§ **Your goal**
Transcribe all of the material below word for word and leave out its pictures.

§ **Supplied material**

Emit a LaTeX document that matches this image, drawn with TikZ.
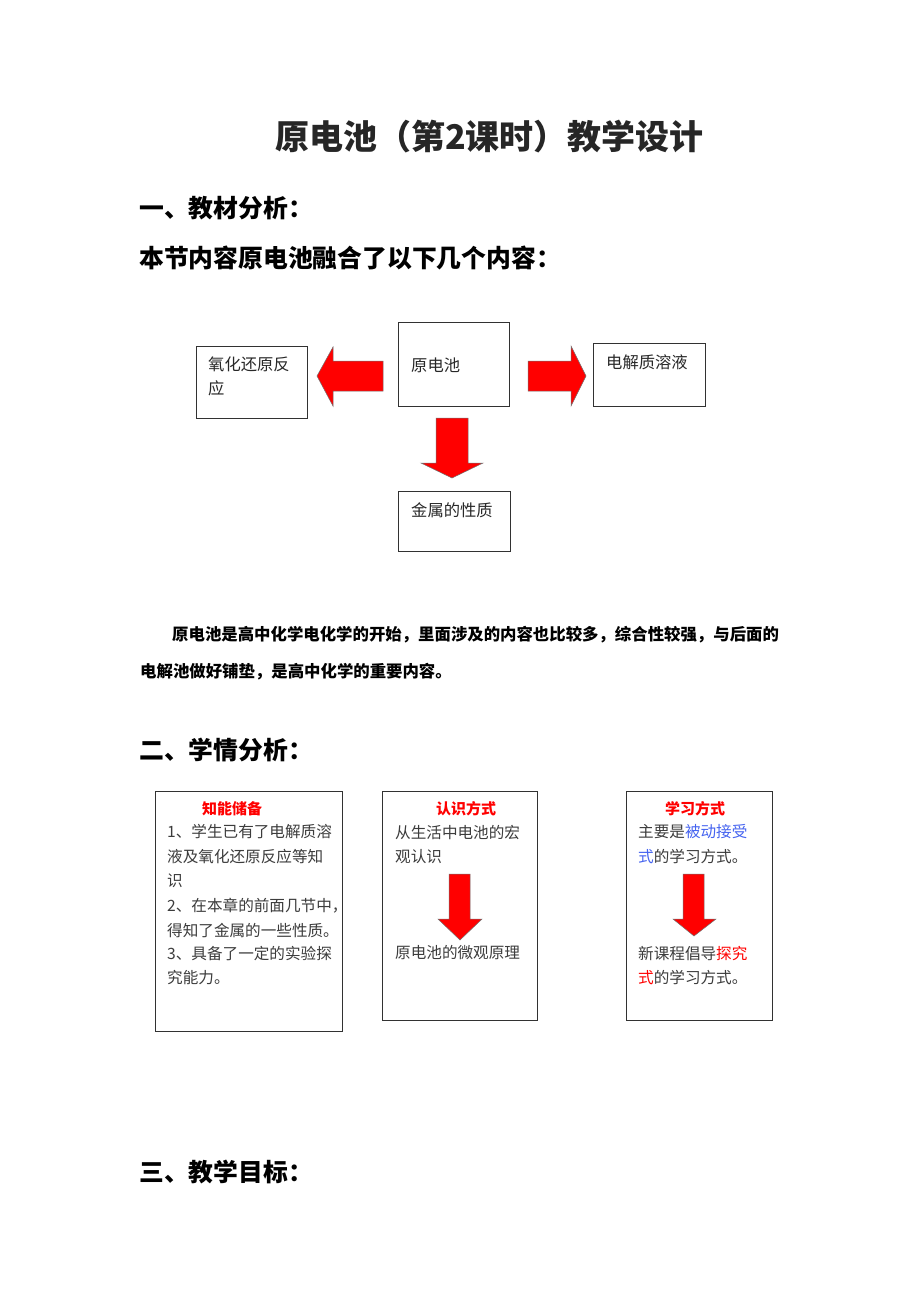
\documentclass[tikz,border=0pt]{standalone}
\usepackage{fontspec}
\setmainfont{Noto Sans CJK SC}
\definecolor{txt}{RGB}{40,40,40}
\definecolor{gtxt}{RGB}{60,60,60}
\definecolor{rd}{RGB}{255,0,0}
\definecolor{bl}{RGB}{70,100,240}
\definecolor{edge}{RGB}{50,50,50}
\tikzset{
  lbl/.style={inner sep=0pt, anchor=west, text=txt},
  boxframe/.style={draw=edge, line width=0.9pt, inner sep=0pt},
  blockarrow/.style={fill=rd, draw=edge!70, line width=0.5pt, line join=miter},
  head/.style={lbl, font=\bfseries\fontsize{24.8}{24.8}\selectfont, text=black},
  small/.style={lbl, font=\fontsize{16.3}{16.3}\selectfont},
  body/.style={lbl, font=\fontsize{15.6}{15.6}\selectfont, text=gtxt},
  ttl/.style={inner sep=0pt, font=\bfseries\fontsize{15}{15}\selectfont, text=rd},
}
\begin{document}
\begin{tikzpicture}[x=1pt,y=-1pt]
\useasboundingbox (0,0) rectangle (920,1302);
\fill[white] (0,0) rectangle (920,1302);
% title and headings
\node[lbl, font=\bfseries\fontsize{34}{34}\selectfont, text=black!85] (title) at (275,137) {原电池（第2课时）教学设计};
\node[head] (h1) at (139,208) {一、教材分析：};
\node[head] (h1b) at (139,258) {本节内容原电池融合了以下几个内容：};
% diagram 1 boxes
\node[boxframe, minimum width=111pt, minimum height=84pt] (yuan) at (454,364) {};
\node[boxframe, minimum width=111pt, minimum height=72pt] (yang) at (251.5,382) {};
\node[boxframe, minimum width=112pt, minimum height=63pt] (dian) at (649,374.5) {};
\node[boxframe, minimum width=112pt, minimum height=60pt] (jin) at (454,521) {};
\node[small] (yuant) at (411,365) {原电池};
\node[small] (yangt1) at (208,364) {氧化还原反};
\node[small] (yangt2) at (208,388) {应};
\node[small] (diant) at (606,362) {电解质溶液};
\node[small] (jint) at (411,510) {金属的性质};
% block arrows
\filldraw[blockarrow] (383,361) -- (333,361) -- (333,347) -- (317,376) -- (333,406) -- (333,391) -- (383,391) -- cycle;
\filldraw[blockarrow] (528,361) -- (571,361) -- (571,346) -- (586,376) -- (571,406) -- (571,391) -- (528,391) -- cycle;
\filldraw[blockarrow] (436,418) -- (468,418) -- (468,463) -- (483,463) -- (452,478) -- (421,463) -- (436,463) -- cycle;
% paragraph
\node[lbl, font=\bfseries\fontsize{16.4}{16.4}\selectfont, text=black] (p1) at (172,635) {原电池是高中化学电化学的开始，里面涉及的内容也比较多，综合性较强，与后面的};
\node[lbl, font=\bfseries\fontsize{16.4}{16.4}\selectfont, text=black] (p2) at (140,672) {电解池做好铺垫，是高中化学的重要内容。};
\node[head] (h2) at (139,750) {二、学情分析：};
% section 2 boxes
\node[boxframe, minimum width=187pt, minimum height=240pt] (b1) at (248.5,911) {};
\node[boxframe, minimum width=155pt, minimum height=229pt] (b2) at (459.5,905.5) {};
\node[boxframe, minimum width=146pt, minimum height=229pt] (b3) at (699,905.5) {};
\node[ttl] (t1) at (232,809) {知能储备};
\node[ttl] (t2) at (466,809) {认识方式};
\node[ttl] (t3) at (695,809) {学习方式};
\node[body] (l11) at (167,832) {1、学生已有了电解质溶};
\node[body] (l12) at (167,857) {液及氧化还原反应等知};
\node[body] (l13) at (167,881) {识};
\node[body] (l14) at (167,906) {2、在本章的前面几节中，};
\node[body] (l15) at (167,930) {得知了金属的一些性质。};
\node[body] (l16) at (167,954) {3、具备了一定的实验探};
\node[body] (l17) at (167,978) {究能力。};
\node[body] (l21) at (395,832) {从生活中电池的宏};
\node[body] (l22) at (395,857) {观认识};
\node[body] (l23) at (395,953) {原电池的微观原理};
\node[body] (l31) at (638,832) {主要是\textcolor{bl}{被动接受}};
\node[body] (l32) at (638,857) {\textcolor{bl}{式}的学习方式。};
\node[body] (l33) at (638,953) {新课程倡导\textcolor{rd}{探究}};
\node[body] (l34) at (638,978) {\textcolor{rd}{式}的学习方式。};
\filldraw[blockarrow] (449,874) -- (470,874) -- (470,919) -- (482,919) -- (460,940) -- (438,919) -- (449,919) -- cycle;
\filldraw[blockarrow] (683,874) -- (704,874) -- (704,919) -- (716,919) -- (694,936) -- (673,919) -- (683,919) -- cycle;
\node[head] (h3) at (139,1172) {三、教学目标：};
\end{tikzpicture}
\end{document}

§ **Exercise response**
Emit a LaTeX document that matches this image, drawn with TikZ.
\documentclass[tikz,border=0pt]{standalone}
\usepackage{fontspec}
\setmainfont{Noto Sans CJK SC}
\definecolor{txt}{RGB}{40,40,40}
\definecolor{gtxt}{RGB}{60,60,60}
\definecolor{rd}{RGB}{255,0,0}
\definecolor{bl}{RGB}{70,100,240}
\definecolor{edge}{RGB}{50,50,50}
\tikzset{
  lbl/.style={inner sep=0pt, anchor=west, text=txt},
  boxframe/.style={draw=edge, line width=0.9pt, inner sep=0pt},
  blockarrow/.style={fill=rd, draw=edge!70, line width=0.5pt, line join=miter},
  head/.style={lbl, font=\bfseries\fontsize{24.8}{24.8}\selectfont, text=black},
  small/.style={lbl, font=\fontsize{16.3}{16.3}\selectfont},
  body/.style={lbl, font=\fontsize{15.6}{15.6}\selectfont, text=gtxt},
  ttl/.style={inner sep=0pt, font=\bfseries\fontsize{15}{15}\selectfont, text=rd},
}
\begin{document}
\begin{tikzpicture}[x=1pt,y=-1pt]
\useasboundingbox (0,0) rectangle (920,1302);
\fill[white] (0,0) rectangle (920,1302);
% title and headings
\node[lbl, font=\bfseries\fontsize{34}{34}\selectfont, text=black!85] (title) at (275,137) {原电池（第2课时）教学设计};
\node[head] (h1) at (139,208) {一、教材分析：};
\node[head] (h1b) at (139,258) {本节内容原电池融合了以下几个内容：};
% diagram 1 boxes
\node[boxframe, minimum width=111pt, minimum height=84pt] (yuan) at (454,364) {};
\node[boxframe, minimum width=111pt, minimum height=72pt] (yang) at (251.5,382) {};
\node[boxframe, minimum width=112pt, minimum height=63pt] (dian) at (649,374.5) {};
\node[boxframe, minimum width=112pt, minimum height=60pt] (jin) at (454,521) {};
\node[small] (yuant) at (411,365) {原电池};
\node[small] (yangt1) at (208,364) {氧化还原反};
\node[small] (yangt2) at (208,388) {应};
\node[small] (diant) at (606,362) {电解质溶液};
\node[small] (jint) at (411,510) {金属的性质};
% block arrows
\filldraw[blockarrow] (383,361) -- (333,361) -- (333,347) -- (317,376) -- (333,406) -- (333,391) -- (383,391) -- cycle;
\filldraw[blockarrow] (528,361) -- (571,361) -- (571,346) -- (586,376) -- (571,406) -- (571,391) -- (528,391) -- cycle;
\filldraw[blockarrow] (436,418) -- (468,418) -- (468,463) -- (483,463) -- (452,478) -- (421,463) -- (436,463) -- cycle;
% paragraph
\node[lbl, font=\bfseries\fontsize{16.4}{16.4}\selectfont, text=black] (p1) at (172,635) {原电池是高中化学电化学的开始，里面涉及的内容也比较多，综合性较强，与后面的};
\node[lbl, font=\bfseries\fontsize{16.4}{16.4}\selectfont, text=black] (p2) at (140,672) {电解池做好铺垫，是高中化学的重要内容。};
\node[head] (h2) at (139,750) {二、学情分析：};
% section 2 boxes
\node[boxframe, minimum width=187pt, minimum height=240pt] (b1) at (248.5,911) {};
\node[boxframe, minimum width=155pt, minimum height=229pt] (b2) at (459.5,905.5) {};
\node[boxframe, minimum width=146pt, minimum height=229pt] (b3) at (699,905.5) {};
\node[ttl] (t1) at (232,809) {知能储备};
\node[ttl] (t2) at (466,809) {认识方式};
\node[ttl] (t3) at (695,809) {学习方式};
\node[body] (l11) at (167,832) {1、学生已有了电解质溶};
\node[body] (l12) at (167,857) {液及氧化还原反应等知};
\node[body] (l13) at (167,881) {识};
\node[body] (l14) at (167,906) {2、在本章的前面几节中，};
\node[body] (l15) at (167,930) {得知了金属的一些性质。};
\node[body] (l16) at (167,954) {3、具备了一定的实验探};
\node[body] (l17) at (167,978) {究能力。};
\node[body] (l21) at (395,832) {从生活中电池的宏};
\node[body] (l22) at (395,857) {观认识};
\node[body] (l23) at (395,953) {原电池的微观原理};
\node[body] (l31) at (638,832) {主要是\textcolor{bl}{被动接受}};
\node[body] (l32) at (638,857) {\textcolor{bl}{式}的学习方式。};
\node[body] (l33) at (638,953) {新课程倡导\textcolor{rd}{探究}};
\node[body] (l34) at (638,978) {\textcolor{rd}{式}的学习方式。};
\filldraw[blockarrow] (449,874) -- (470,874) -- (470,919) -- (482,919) -- (460,940) -- (438,919) -- (449,919) -- cycle;
\filldraw[blockarrow] (683,874) -- (704,874) -- (704,919) -- (716,919) -- (694,936) -- (673,919) -- (683,919) -- cycle;
\node[head] (h3) at (139,1172) {三、教学目标：};
\end{tikzpicture}
\end{document}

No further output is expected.